The second statement claims Miranda is faking a back injury to collect social security and that his brother John admitted to killing pitbulls. The third says he failed to keep the aviary or cat shelter clean and that he held a woman’s escaped bird ransom for $300. Each statement contains a variety of far-flung allegations, but since they’re anonymous, and utterly lacking supporting evidence, there’s no way to determine if there’s even a shred of truth in them.

Miranda denies the allegations, and he was able to identify at least two of the anonymous witnesses based on the content of their statements. One is Raymond Christie, the 50-year-old McKinleyville man who stood trial in 2009 for allegedly raising roosters for cockfighting and possessing dozens of cockfighting implements. (The trial resulted in a hung jury, and the charges were ultimately dropped.)

Christie, who has also been cited for letting animals at his 2,000-acre ranch run free, has a longstanding feud with Miranda. The two men were arrested for fighting in public in 2012, though the charges were dismissed.

Reached by the LoCO, Christie admitted that he made the witness statement. He and Miranda were once good friends, he said, but not anymore. 

“He’s a fucking liar is what he is,” Christie said. “A dirty, rotten liar.”

Christie is the only “witness” that LoCO has been able to track down, and even he called the accuracy of the statements into question — namely, his own. Filomeo “got the last part wrong,” Christie said. The final paragraph of Christie’s statement says Miranda once admitted to starving some sheep to death and wanted to know “where he could get more sheep because he liked having sheep at the rescue.”

“I don’t know why that was even in there,” Christie said. “There was nuthin’ about any sheep.”

Several generations of sheep at Miranda’s Rescue.

The witness statements, like Mullins’ string of accusations, bear little resemblance to the reputation Miranda’s Rescue has built in the community. We contacted numerous associates including Ferndale Veterinary, the Eureka Police Department and former volunteers, and they had nothing but positive things to say about the place.

Even out-of-towners hold him in high esteem.

Cheryl Goldsmith, like Mullins, has brought a number of rescued dogs to Miranda’s Rescue from the Central Valley, where she lives. And she, too, has now run afoul of Mullins because she continues to bring him dogs in need of a home. 

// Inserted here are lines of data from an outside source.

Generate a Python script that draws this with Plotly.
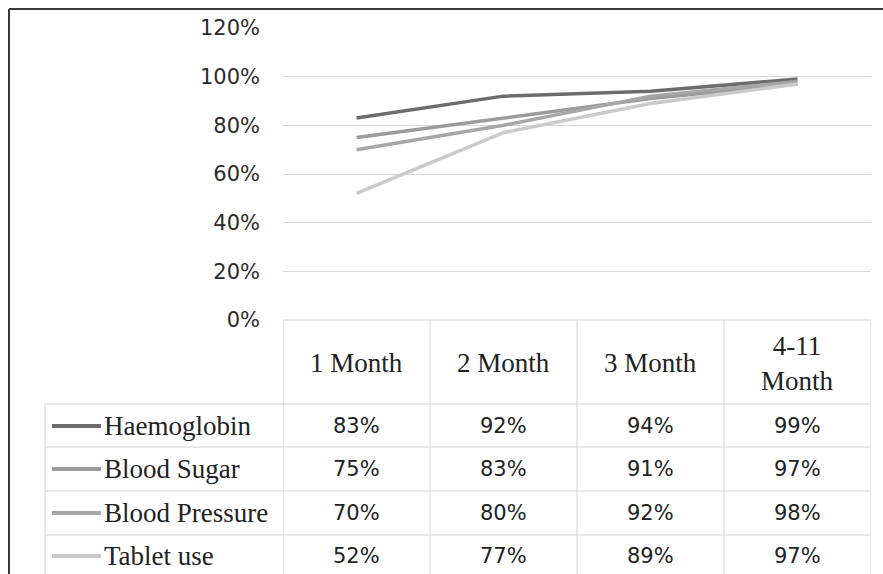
import plotly.graph_objects as go

# Follow-up periods (columns) and the share of patients per measure
periods = ["1 Month", "2 Month", "3 Month", "4-11<br>Month"]
series_names = ["Haemoglobin", "Blood Sugar", "Blood Pressure", "Tablet use"]
haemoglobin = [83, 92, 94, 99]
blood_sugar = [75, 83, 91, 97]
blood_pressure = [70, 80, 92, 98]
tablet_use = [52, 77, 89, 97]
y_ticks = [0, 20, 40, 60, 80, 100, 120]
y_tick_labels = ["0%", "20%", "40%", "60%", "80%", "100%", "120%"]

series_values = [haemoglobin, blood_sugar, blood_pressure, tablet_use]
series_colors = ["#6c6c6c", "#9b9b9b", "#a6a6a6", "#cacaca"]

W, H = 883, 574


def px(v):
    return v / W


def py(v):
    return 1 - v / H


SERIF = "Liberation Serif"
SANS = "DejaVu Sans"
GRID = "#d9d9d9"
TABLE_LINE = "#d4d4d4"
TEXT = "#222222"

fig = go.Figure()
xs = list(range(len(periods)))
for name, vals, col in zip(series_names, series_values, series_colors):
    fig.add_trace(go.Scatter(x=xs, y=vals, mode="lines", name=name,
                             line=dict(color=col, width=3.5),
                             showlegend=False, hoverinfo="skip"))

shapes = []
annotations = []

# outer frame (top and left edges)
shapes.append(dict(type="line", xref="paper", yref="paper",
                   x0=px(9), x1=1, y0=py(9), y1=py(9),
                   line=dict(color="#3a3a3a", width=2)))
shapes.append(dict(type="line", xref="paper", yref="paper",
                   x0=px(9), x1=px(9), y0=py(9), y1=0,
                   line=dict(color="#3a3a3a", width=2)))

# data table below the plot
header_top, header_bottom = 320, 404
row_edges = [404, 447, 491, 535, 574]
row_centers = [426, 469, 513, 556]

shapes.append(dict(type="line", xref="x", yref="paper",
                   x0=-0.5, x1=len(periods) - 0.5,
                   y0=py(header_top), y1=py(header_top),
                   line=dict(color=TABLE_LINE, width=1)))
for e in row_edges[:-1]:
    shapes.append(dict(type="line", xref="paper", yref="paper",
                       x0=px(45), x1=px(871), y0=py(e), y1=py(e),
                       line=dict(color=TABLE_LINE, width=1)))
shapes.append(dict(type="line", xref="paper", yref="paper",
                   x0=px(45), x1=px(45), y0=py(header_bottom), y1=0,
                   line=dict(color=TABLE_LINE, width=1)))
for i in range(len(periods) + 1):
    shapes.append(dict(type="line", xref="x", yref="paper",
                       x0=i - 0.5, x1=i - 0.5, y0=py(header_top), y1=0,
                       line=dict(color=TABLE_LINE, width=1)))

for j, p in enumerate(periods):
    annotations.append(dict(x=j, y=py(363), xref="x", yref="paper",
                            text=p, showarrow=False,
                            xanchor="center", yanchor="middle",
                            font=dict(family=SERIF, size=27, color=TEXT)))

for name, vals, col, yc in zip(series_names, series_values, series_colors, row_centers):
    shapes.append(dict(type="line", xref="paper", yref="paper",
                       x0=px(52), x1=px(101), y0=py(yc), y1=py(yc),
                       line=dict(color=col, width=4)))
    annotations.append(dict(x=px(102), y=py(yc), xref="paper", yref="paper",
                            text=name, showarrow=False,
                            xanchor="left", yanchor="middle",
                            font=dict(family=SERIF, size=27, color=TEXT)))
    for j, v in enumerate(vals):
        annotations.append(dict(x=j, y=py(yc), xref="x", yref="paper",
                                text=f"{v}%", showarrow=False,
                                xanchor="center", yanchor="middle",
                                font=dict(family=SANS, size=21, color=TEXT)))

fig.update_layout(
    width=W, height=H,
    margin=dict(l=0, r=0, t=0, b=0, pad=0, autoexpand=False),
    paper_bgcolor="white", plot_bgcolor="white",
    xaxis=dict(domain=[px(283), px(871)], range=[-0.5, len(periods) - 0.5],
               visible=False, fixedrange=True, automargin=False),
    yaxis=dict(domain=[py(320), py(28)], range=[0, 120],
               tickvals=y_ticks, ticktext=y_tick_labels,
               showgrid=True, gridcolor=GRID, gridwidth=1,
               zeroline=False, showline=False, ticks="",
               ticklabelstandoff=22, automargin=False,
               tickfont=dict(family=SANS, size=21, color="#2b2b2b"),
               fixedrange=True),
    shapes=shapes,
    annotations=annotations,
)

fig.write_html("out.html", config={"displayModeBar": False})
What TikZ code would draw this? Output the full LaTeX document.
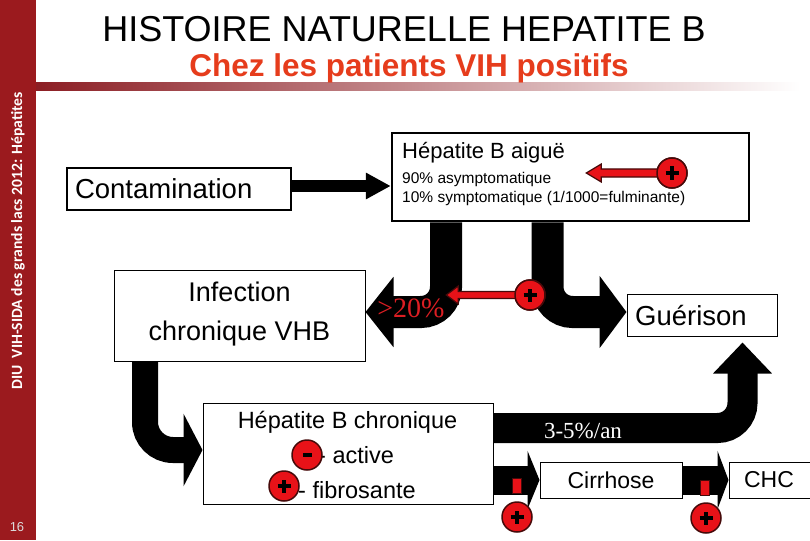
\documentclass[tikz,border=0pt]{standalone}
\usepackage{fontspec}
\setmainfont{Liberation Sans}
\newfontfamily\timesf{Liberation Serif}
\newfontfamily\sidef{Carlito}
\usetikzlibrary{arrows.meta,calc}
\definecolor{sidered}{RGB}{155,26,30}
\definecolor{barred}{RGB}{140,30,36}
\definecolor{subred}{RGB}{230,60,28}
\definecolor{discred}{RGB}{232,18,24}
\definecolor{discdark}{RGB}{70,10,10}
\definecolor{pctred}{RGB}{220,30,35}
\definecolor{pagegray}{RGB}{220,220,220}
\newcommand{\myfs}[1]{\fontsize{#1}{#1}\selectfont}
\tikzset{
  box/.style={draw=black, line width=1pt, fill=white, inner sep=0pt},
  thickbox/.style={box, line width=2.5pt},
  txt/.style={inner sep=0pt},
  bigarrow/.style={draw=black, line width=#1},
  disc/.style={circle, fill=discred, draw=discdark, line width=1.5pt, minimum size=30pt, inner sep=0pt},
  plusdisc/.style={disc, path picture={
      \draw[black, line width=3.5pt]
        ([xshift=-6.5pt]path picture bounding box.center) -- ([xshift=6.5pt]path picture bounding box.center)
        ([yshift=-6.5pt]path picture bounding box.center) -- ([yshift=6.5pt]path picture bounding box.center);}},
  minusdisc/.style={disc, path picture={
      \fill[black] ([xshift=-4.5pt,yshift=-2pt]path picture bounding box.center) rectangle ([xshift=4.5pt,yshift=2pt]path picture bounding box.center);}},
  redpoly/.style={fill=discred, draw=discdark, line width=1.2pt, line join=miter},
  redbar/.style={rectangle, fill=discred, draw=discdark, line width=1pt, minimum width=9pt, minimum height=15pt, inner sep=0pt}
}
\begin{document}
\begin{tikzpicture}[x=1pt,y=-1pt]
\useasboundingbox (0,0) rectangle (810,540);
\fill[white] (0,0) rectangle (810,540);
% sidebar
\fill[sidered] (0,0) rectangle (36,540);
\shade[left color=barred, right color=white] (36,83) rectangle (800,91);
\node[rotate=90, text=white, txt] (side) at (18,241)
  {\resizebox{297pt}{!}{\sidef\bfseries DIU\ \ VIH-SIDA des grands lacs 2012: Hépatites}};
\node[text=pagegray, font=\myfs{13}, txt] (pg) at (17,527) {16};
% titles
\node[anchor=base, font=\myfs{36}] (title) at (404,42) {HISTOIRE NATURELLE HEPATITE B};
\node[anchor=base, font=\myfs{31.5}\bfseries, text=subred] (sub) at (409,77) {Chez les patients VIH positifs};

% boxes
\node[thickbox, minimum width=224pt, minimum height=42pt, text width=208pt, align=left, font=\myfs{27.5}] (cont) at (179,189) {Contamination};
\node[thickbox, minimum width=357pt, minimum height=88pt] (aigue) at (570.5,177) {};
\node[box, minimum width=251pt, minimum height=91pt] (infect) at (239.5,315.5) {};
\node[box, minimum width=150pt, minimum height=42pt] (guer) at (702,315) {};
\node[box, minimum width=290pt, minimum height=101pt] (chron) at (348,453.5) {};
\node[box, minimum width=142pt, minimum height=36pt, font=\myfs{23}] (cirr) at (611,480) {Cirrhose};
\node[box, minimum width=86pt, minimum height=36pt] (chc) at (772,480) {};

% helper coordinates
\coordinate (a1s) at ([yshift=3pt]cont.east);
\coordinate (a1e) at (aigue.west |- a1s);
\coordinate (a2x) at (446,0);
\coordinate (a2e) at ([yshift=3.5pt]infect.east);
\coordinate (a3x) at (547.5,0);
\coordinate (a3e) at ([yshift=3pt]guer.west);
\coordinate (a4x) at (742.5,0);
\coordinate (a4y) at (0,428);
\coordinate (a7x) at (145,0);
\coordinate (a7y) at (0,450);

% big black arrows
\draw[bigarrow=12pt, -{Triangle[length=25pt,width=25pt]}] (a1s) -- (a1e);
\draw[bigarrow=32pt, rounded corners=25pt, -{Triangle[length=28pt,width=69pt]}]
  (aigue.south -| a2x) -- (a2x |- a2e) -- (a2e);
\draw[bigarrow=32pt, rounded corners=25pt, -{Triangle[length=27pt,width=71pt]}]
  (aigue.south -| a3x) -- (a3x |- a3e) -- (a3e);
\draw[bigarrow=30pt, rounded corners=25pt, -{Triangle[length=31pt,width=57pt]}, shorten >=6pt]
  (chron.east |- a4y) -- (a4x |- a4y) -- (guer.south -| a4x);
\draw[bigarrow=29pt, -{Triangle[length=12pt,width=58pt]}] (chron.east |- cirr.west) -- (cirr.west);
\draw[bigarrow=29pt, -{Triangle[length=11pt,width=58pt]}] (cirr.east) -- (chc.west);
\draw[bigarrow=26pt, rounded corners=28pt, -{Triangle[length=19pt,width=72pt]}]
  (infect.south -| a7x) -- (a7x |- a7y) -- (chron.west |- a7y);

% texts in boxes
\node[anchor=base west, font=\myfs{22}, txt] (t1) at (402,158) {Hépatite B aiguë};
\node[anchor=base west, font=\myfs{15.5}, txt] (t2) at (402,183) {90\% asymptomatique};
\node[anchor=base west, font=\myfs{15.5}, txt] (t3) at (402,202) {10\% symptomatique (1/1000=fulminante)};
\node[anchor=base, font=\myfs{27}, txt] (i1) at (239.5,301) {Infection};
\node[anchor=base, font=\myfs{27}, txt] (i2) at (239.5,340) {chronique VHB};
\node[anchor=base west, font=\myfs{27.5}, txt] (g1) at (635,325) {Guérison};
\node[anchor=base, font=\myfs{23.5}, txt] (c1) at (347.5,428) {Hépatite B chronique};
\node[anchor=base west, font=\myfs{23.5}, txt] (c2) at (318,463) {- active};
\node[anchor=base west, font=\myfs{23.5}, txt] (c3) at (298,498) {- fibrosante};
\node[font=\myfs{23}, txt] (h1) at (769,480) {CHC};

% labels on arrows
\node[anchor=base, font=\timesf\myfs{28}, text=pctred, txt] (pct) at (411,317) {>20\%};
\node[anchor=base, font=\timesf\myfs{23}, text=white, txt] (rate) at (583,438) {3-5\%/an};

% red markers
\node[plusdisc] (p1) at (672,173) {};
\node[plusdisc] (p2) at (530,295) {};
\filldraw[redpoly] (p1.west) ++(2,-4) -- ++(-57,0) -- ++(0,-5) -- ++(-15,9) -- ++(15,9) -- ++(0,-5) -- ++(57,0) -- cycle;
\filldraw[redpoly] (p2.west) ++(2,-3.5) -- ++(-58,0) -- ++(0,-5.5) -- ++(-12,9) -- ++(12,9) -- ++(0,-5.5) -- ++(58,0) -- cycle;
\node[plusdisc] at (p1) {};
\node[plusdisc] at (p2) {};
\node[redbar] (m1) at (516.5,485.5) {};
\node[redbar] (m2) at (704.5,487.5) {};
\node[plusdisc] (p3) at (517,517) {};
\node[plusdisc] (p4) at (706,518) {};
\node[minusdisc] (mc) at (307,455) {};
\node[plusdisc] (pc) at (284,486) {};
\end{tikzpicture}
\end{document}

“My experiences are all positive,” she said in a recent interview. “I see how he acts with the dogs. You can tell if somebody really loves animals.”

Goldsmith has read Mullins’ claim about Miranda making tens of thousands of dollars by demanding $500 or more in cash for each dog he accepts, and she says it’s false.

“The dogs I bring up from my shelter, he never takes money for those dogs because we don’t have it,” she said. “He pays to get them spayed and neutered. He even pays for the rabies [vaccines].”

Mullins has compared her to the Nazis for continuing to support Miranda, Goldsmith said. And after this much insinuation, Goldsmith feels it’s time to put up or shut up.

“Let’s have it!” she said. “If you’ve got shit on Shannon, let’s see it.”

Miranda himself has tried to stay above the fray. Earlier today he sent the LoCO the following statement:

“In the beginning, I didn’t want to engage in any rumors. That is why I haven’t responded to any negative comments. I didn’t want to feed into the negativity. This isn’t a popularity contest for me. When you rescue animals out of deplorable and neglectful situations, like it or not, you are going to make enemies. I can live with every decision I’ve made when it comes to the best interest for that animal. And remember, as I always say, I never reward a survivor with death.

“This is my first and last response, I will not be engaging in any more false allegations. I am devoting my energy to the animals that need me and to our amazing community. That being said, I am going to stay positive, focus on what I’ve been doing for the last 19 years, which is rescue any and all animals I possibly can, and place them in forever homes. I want to thank all of my loyal supporters for helping me pursue my dream of making the world a safer place for animals. We couldn’t do it without you.”

Miranda has a soft spot for this baby goat.